▶ DATA SHOWN
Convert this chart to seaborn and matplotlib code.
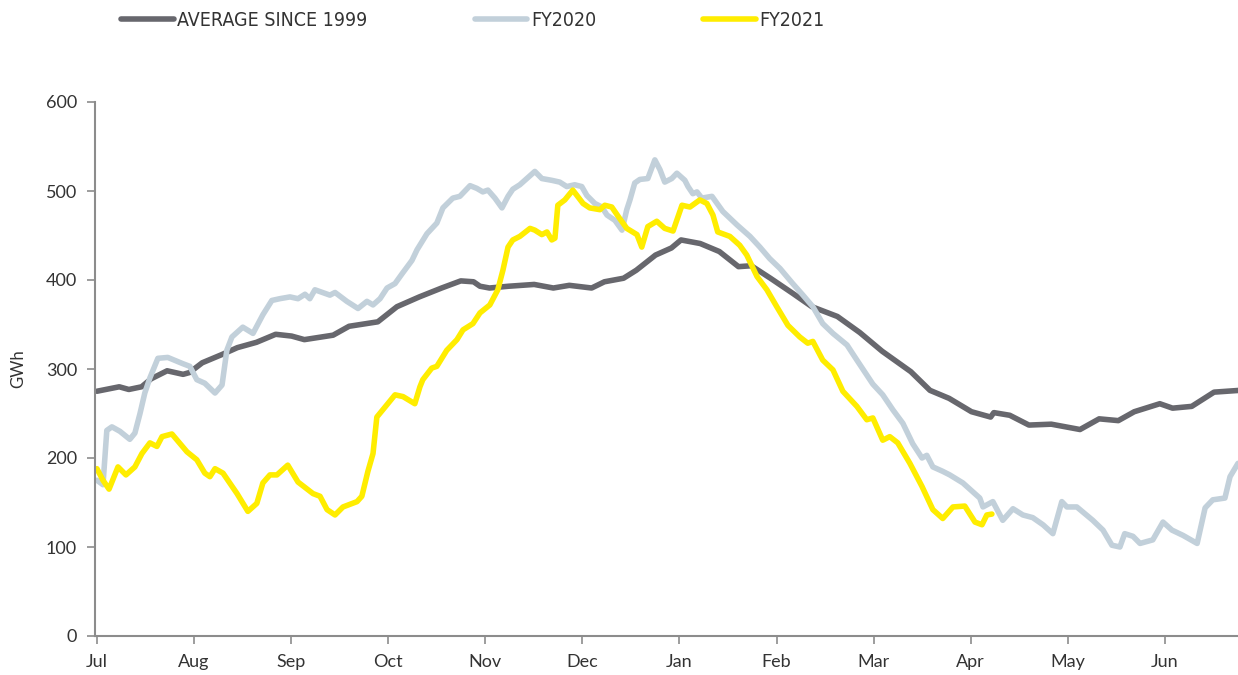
import numpy as np
import pandas as pd
import matplotlib
matplotlib.use('Agg')
import matplotlib.pyplot as plt
import seaborn as sns

# days since 1 July, GWh
avg_days = [0, 7, 10, 14, 17, 22, 27, 29, 33, 39, 44, 50, 56, 61, 65, 74, 79, 88, 94, 101,
            108, 114, 118, 120, 123, 129, 137, 143, 148, 155, 159, 165, 169, 175, 180, 183,
            189, 195, 201, 205, 211, 218, 224, 232, 239, 246, 255, 261, 267, 274, 280, 281,
            286, 292, 299, 308, 314, 320, 325, 333, 337, 343, 350, 358]
avg_gwh = [275, 280, 277, 280, 289, 298, 294, 296, 307, 316, 324, 330, 339, 337, 333, 338, 348, 353, 370, 381,
           391, 399, 398, 393, 391, 393, 395, 391, 394, 391, 398, 402, 411, 428, 436, 445,
           441, 432, 415, 416, 402, 385, 370, 359, 341, 320, 297, 276, 267, 252, 246, 251,
           248, 237, 238, 232, 244, 242, 252, 261, 256, 258, 274, 276]

fy20_days = [0, 1.9, 3.1, 4.7, 7.2, 10.3, 11.9, 13.5, 15, 16.6, 19.1, 22.2, 26.9, 29.1, 31.3, 33.8,
             37, 39.2, 40.7, 42.3, 45.7, 48.9, 52, 54.8, 57.3, 60.5, 63, 65.2, 66.7, 68.3, 73, 74.6,
             78.3, 81.8, 84.6, 86.5, 88.7, 90.9, 93.4, 95.6, 98.7, 100.3, 103.4, 106.5, 108.4, 111.5,
             113.7, 116.9, 119, 120.9, 122.5, 124.7, 126.9, 128.8, 130.3, 132.5, 134.7, 137.2, 139.4,
             142.5, 145, 147.2, 149.7, 151.9, 153.5, 156, 158.2, 159.8, 162.3, 164.5, 166, 167, 168.5,
             170.1, 172.6, 174.8, 176.4, 177.9, 180.1, 181.7, 184.2, 185.2, 186.7, 188, 189.5, 192.7,
             196.1, 200.5, 204.6, 207.7, 210.8, 214, 218, 221.2, 224.3, 227.4, 230.6, 235, 238.1,
             243.1, 246.2, 249.4, 252.5, 255.6, 258.5, 260, 261.9, 265, 267.2, 271.3, 274.4, 276.6,
             277.6, 280.7, 283.8, 287, 290.1, 293.2, 296.4, 299.5, 302.3, 303.9, 307, 312, 315.2,
             318, 320.5, 322, 324.6, 326.8, 330.8, 334, 336.8, 340.3, 344.7, 347.2, 349.6, 353.4,
             355, 357.5]
fy20_gwh = [175, 170, 231, 235, 230, 221, 228, 250, 273, 290, 312, 313, 306, 303, 288, 284,
            273, 282, 321, 336, 347, 340, 361, 377, 379, 381, 379, 384, 379, 389, 383, 386,
            376, 368, 376, 372, 379, 391, 396, 407, 422, 434, 452, 464, 481, 492,
            494, 506, 503, 499, 501, 492, 481, 494, 502, 507, 514, 522, 514,
            512, 510, 505, 507, 505, 495, 486, 482, 473, 467, 456, 479, 490, 509,
            513, 514, 535, 524, 510, 514, 520, 512, 505, 497, 499, 492, 494,
            477, 462, 449, 437, 424, 413, 396, 383, 370, 351, 340, 327, 310,
            283, 271, 254, 239, 216, 200, 203, 190, 185, 181, 172, 162, 155,
            145, 151, 130, 143, 136, 133, 125, 115, 151, 145, 145, 130, 119,
            102, 100, 115, 112, 104, 108, 128, 119, 113, 104, 144, 153, 155,
            179, 194]

fy21_days = [0, 1.9, 3.8, 6.6, 9.1, 11.9, 14.1, 16.6, 18.8, 20.4, 23.5, 28.2, 31.3, 33.8, 35.4, 37,
             39.5, 43.9, 47.3, 50.1, 52, 54.2, 56.4, 59.8, 63, 67.7, 69.9, 72.1, 74.6, 77.1, 81.5, 83,
             84.9, 86.5, 87.7, 90.9, 93.4, 95.9, 99.6, 101.2, 102.1, 104.9, 106.5, 109.6, 112.8, 114.7,
             117.8, 120, 123.1, 125.6, 127.2, 128.8, 130.3, 132.5, 135.7, 137.2, 139.4, 141, 142.5,
             143.5, 144.4, 146.6, 149.1, 152.3, 154.4, 157.6, 159.1, 161.3, 163.8, 166, 169.2, 170.7,
             172.6, 175.4, 177.9, 180.5, 183.3, 185.8, 188.9, 191.1, 193, 194.5, 198.3, 201.4, 203.6,
             206.8, 209.9, 213, 216.5, 220.2, 222.7, 224.3, 227.4, 230.6, 233.7, 236.8, 238.1, 241.2,
             243.1, 246.2, 248.4, 250.9, 254.7, 258.5, 261.9, 265, 268.2, 271.9, 275.1, 277.3, 278.8,
             280.4]
fy21_gwh = [188, 175, 165, 190, 181, 190, 205, 217, 213, 224, 227, 207, 198, 183, 179, 188,
            183, 160, 140, 149, 172, 181, 181, 192, 173, 160, 157, 142, 136, 145, 151, 157,
            185, 205, 246, 260, 271, 269, 261, 280, 288, 301, 303, 321, 333, 344,
            351, 363, 372, 389, 411, 437, 445, 449, 458, 456, 451, 454, 445,
            447, 484, 490, 501, 486, 481, 479, 484, 482, 469, 458, 451, 437,
            460, 466, 458, 455, 484, 482, 490, 486, 473, 454, 449, 439, 428,
            404, 389, 370, 349, 336, 329, 331, 310, 299, 275, 263, 258, 243,
            245, 220, 224, 217, 194, 168, 142, 132, 145, 146, 128, 125, 136,
            137]

months = ['Jul', 'Aug', 'Sep', 'Oct', 'Nov', 'Dec', 'Jan', 'Feb', 'Mar', 'Apr', 'May', 'Jun']
series = [('AVERAGE SINCE 1999', avg_days, avg_gwh, '#67676d'),
          ('FY2020', fy20_days, fy20_gwh, '#c2d0da'),
          ('FY2021', fy21_days, fy21_gwh, '#ffed00')]

sns.set_style('ticks')
plt.rcParams['font.family'] = ['Lato', 'DejaVu Sans']

fig = plt.figure(figsize=(12.38, 6.75), dpi=100)
ax = fig.add_axes([95 / 1238, 39 / 675, 1 - 95 / 1238, 534 / 675])

for name, d, v, c in series:
    df = pd.DataFrame({'day': d, 'gwh': v})
    sns.lineplot(data=df, x='day', y='gwh', ax=ax, color=c, lw=4, label=name,
                 solid_capstyle='round', solid_joinstyle='round', sort=False)

month_len = 365 / 12
ax.set_xlim(-0.6, 357.5)
ax.set_ylim(0, 600)
ax.set_xticks(np.arange(12) * month_len)
ax.set_xticklabels(months)
ax.set_yticks(np.arange(0, 601, 100))
ax.set_xlabel('')
ax.set_ylabel('GWh', fontsize=12, color='#333333', labelpad=14)

for s in ['top', 'right']:
    ax.spines[s].set_visible(False)
for s in ['left', 'bottom']:
    ax.spines[s].set_color('#8c8c8c')
    ax.spines[s].set_linewidth(1.5)
ax.tick_params(axis='both', colors='#8c8c8c', length=6, width=1.2, labelsize=13,
               labelcolor='#333333', pad=7)

ax.legend_.remove()
handles, labels = ax.get_legend_handles_labels()
leg = fig.legend(handles, labels, loc='upper left', bbox_to_anchor=(121 / 1238, 1 - 11 / 675),
                 ncol=3, frameon=False, borderpad=0, borderaxespad=0, handlelength=2.7,
                 handletextpad=0.2, columnspacing=5.5,
                 prop={'family': 'DejaVu Sans', 'stretch': 'condensed', 'size': 14})
for t in leg.get_texts():
    t.set_color('#333333')

fig.savefig('out.png', dpi=100)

▶ STATED TASK
Output a single number: how many lines contain the word "matplotlib".

▶ COMPLETED EXERCISE
4